Freedom Library

A Living Sanctuary of Radical Education and Collective Healing.

In the mid-20th century, under the brutal weight of segregation and suppression, Freedom Libraries emerged as a radical response: community-driven libraries built by and for Black people in places where the mainstream public library system excluded them. These were often born in church basements, community halls, or private homes, grown out of donated books, courageous organizing, and fierce commitment to knowledge access.

As part of the larger civil rights movement, Freedom Libraries became central to Freedom Summer organizing and voter registration work. They were safe spaces for learning, organizing, and radical imagination. In many places, they offered not only reading materials but workshops, political education, literacy training, and community gatherings. Courageous volunteers and community members sustained these libraries despite facing violence, vandalism, and firebombing. They understood that access to knowledge and community gathering was an act of resistance.

This legacy lives on in the Freedom Library at Sangha House. We continue this work of radical resistance, gathering, and collective liberation through contemplative practice and creative expression.

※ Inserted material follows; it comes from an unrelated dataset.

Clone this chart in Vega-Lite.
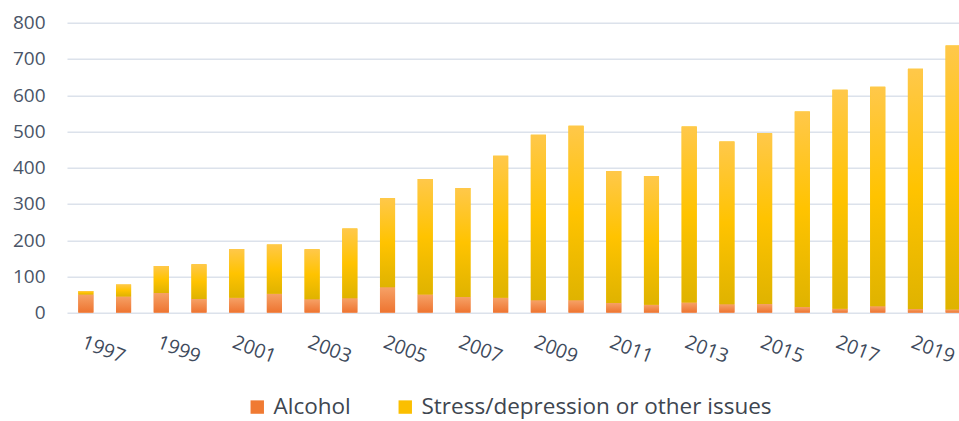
{
  "$schema": "https://vega.github.io/schema/vega-lite/v6.json",
  "autosize": "none",
  "width": 892,
  "height": 290,
  "padding": {"left": 67, "top": 22.7, "right": 0, "bottom": 108.3},
  "background": "white",
  "config": {
    "view": {"stroke": null},
    "font": "Open Sans"
  },
  "data": {
    "values": [
      {"year": 1997, "category": "Alcohol", "value": 50},
      {"year": 1997, "category": "Stress/depression or other issues", "value": 10},
      {"year": 1998, "category": "Alcohol", "value": 45},
      {"year": 1998, "category": "Stress/depression or other issues", "value": 33},
      {"year": 1999, "category": "Alcohol", "value": 54},
      {"year": 1999, "category": "Stress/depression or other issues", "value": 75},
      {"year": 2000, "category": "Alcohol", "value": 38},
      {"year": 2000, "category": "Stress/depression or other issues", "value": 96},
      {"year": 2001, "category": "Alcohol", "value": 41},
      {"year": 2001, "category": "Stress/depression or other issues", "value": 135},
      {"year": 2002, "category": "Alcohol", "value": 52},
      {"year": 2002, "category": "Stress/depression or other issues", "value": 136},
      {"year": 2003, "category": "Alcohol", "value": 37},
      {"year": 2003, "category": "Stress/depression or other issues", "value": 138},
      {"year": 2004, "category": "Alcohol", "value": 40},
      {"year": 2004, "category": "Stress/depression or other issues", "value": 192},
      {"year": 2005, "category": "Alcohol", "value": 70},
      {"year": 2005, "category": "Stress/depression or other issues", "value": 246},
      {"year": 2006, "category": "Alcohol", "value": 50},
      {"year": 2006, "category": "Stress/depression or other issues", "value": 319},
      {"year": 2007, "category": "Alcohol", "value": 43},
      {"year": 2007, "category": "Stress/depression or other issues", "value": 301},
      {"year": 2008, "category": "Alcohol", "value": 41},
      {"year": 2008, "category": "Stress/depression or other issues", "value": 392},
      {"year": 2009, "category": "Alcohol", "value": 34},
      {"year": 2009, "category": "Stress/depression or other issues", "value": 457},
      {"year": 2010, "category": "Alcohol", "value": 34},
      {"year": 2010, "category": "Stress/depression or other issues", "value": 482},
      {"year": 2011, "category": "Alcohol", "value": 27},
      {"year": 2011, "category": "Stress/depression or other issues", "value": 364},
      {"year": 2012, "category": "Alcohol", "value": 22},
      {"year": 2012, "category": "Stress/depression or other issues", "value": 355},
      {"year": 2013, "category": "Alcohol", "value": 28},
      {"year": 2013, "category": "Stress/depression or other issues", "value": 486},
      {"year": 2014, "category": "Alcohol", "value": 23},
      {"year": 2014, "category": "Stress/depression or other issues", "value": 449},
      {"year": 2015, "category": "Alcohol", "value": 24},
      {"year": 2015, "category": "Stress/depression or other issues", "value": 471},
      {"year": 2016, "category": "Alcohol", "value": 16},
      {"year": 2016, "category": "Stress/depression or other issues", "value": 539},
      {"year": 2017, "category": "Alcohol", "value": 11},
      {"year": 2017, "category": "Stress/depression or other issues", "value": 604},
      {"year": 2018, "category": "Alcohol", "value": 18},
      {"year": 2018, "category": "Stress/depression or other issues", "value": 605},
      {"year": 2019, "category": "Alcohol", "value": 10},
      {"year": 2019, "category": "Stress/depression or other issues", "value": 663},
      {"year": 2020, "category": "Alcohol", "value": 9},
      {"year": 2020, "category": "Stress/depression or other issues", "value": 728}
    ]
  },
  "transform": [
    {"stack": "value", "groupby": ["year"], "sort": [{"field": "category", "order": "ascending"}], "as": ["v0", "v1"]}
  ],
  "encoding": {
    "x": {
      "field": "year",
      "type": "ordinal",
      "scale": {"range": [0, 905], "paddingInner": 0.6, "paddingOuter": 0.3},
      "axis": {
        "title": null,
        "values": [1997, 1999, 2001, 2003, 2005, 2007, 2009, 2011, 2013, 2015, 2017, 2019],
        "domain": false,
        "ticks": false,
        "labelAngle": 21,
        "labelAlign": "left",
        "labelBaseline": "top",
        "labelPadding": 20,
        "labelFontSize": 19.5,
        "labelColor": "#3e4a5c",
        "labelFont": "Open Sans",
        "grid": false
      }
    },
    "y": {
      "field": "v0",
      "type": "quantitative",
      "scale": {"domain": [0, 800], "nice": false},
      "axis": {
        "title": null,
        "values": [0, 100, 200, 300, 400, 500, 600, 700, 800],
        "domain": false,
        "ticks": false,
        "labelPadding": 22,
        "labelFontSize": 19,
        "labelColor": "#4a5567",
        "labelFont": "Open Sans",
        "grid": true,
        "gridColor": "#dce2eb",
        "gridWidth": 1.5
      }
    },
    "y2": {"field": "v1"}
  },
  "layer": [
    {
      "mark": {"type": "bar", "clip": true},
      "encoding": {
        "color": {
          "field": "category",
          "type": "nominal",
          "scale": {"domain": ["Alcohol", "Stress/depression or other issues"], "range": ["#f07a32", "#fbbf00"]},
          "legend": {
            "title": null,
            "orient": "none",
            "direction": "horizontal",
            "legendX": 179,
            "legendY": 373,
            "symbolType": "square",
            "symbolSize": 180,
            "symbolStrokeWidth": 0,
            "labelFontSize": 22.5,
            "labelFont": "Open Sans",
            "labelColor": "#3e4650",
            "labelOffset": 5,
            "labelLimit": 1000,
            "columnPadding": 43
          }
        }
      }
    },
    {
      "transform": [{"filter": "datum.category === 'Alcohol'"}],
      "mark": {
        "type": "bar",
        "clip": true,
        "color": {
          "gradient": "linear",
          "x1": 0, "y1": 0, "x2": 0, "y2": 1,
          "stops": [
            {"offset": 0, "color": "#f6a166"},
            {"offset": 1, "color": "#ee7430"}
          ]
        }
      }
    },
    {
      "transform": [{"filter": "datum.category !== 'Alcohol'"}],
      "mark": {
        "type": "bar",
        "clip": true,
        "color": {
          "gradient": "linear",
          "x1": 0, "y1": 0, "x2": 0, "y2": 1,
          "stops": [
            {"offset": 0, "color": "#ffc84a"},
            {"offset": 0.5, "color": "#ffc300"},
            {"offset": 1, "color": "#dfb300"}
          ]
        }
      }
    }
  ]
}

The Freedom Library is a cultural arts sanctuary and library where we gather through music, visual art, poetry, study circles, and creative workshops anchored in contemplative practice. We curate ancestral and inherited knowledge: ancient religious and spiritual traditions, Black liberation and arts, healing practices, well-being resources, and the wisdom of this land and its people. We center African diasporic, queer, and BIPOC voices as teachers and healers. Through creative and contemplative practice, we create the conditions for collective liberation and well-being.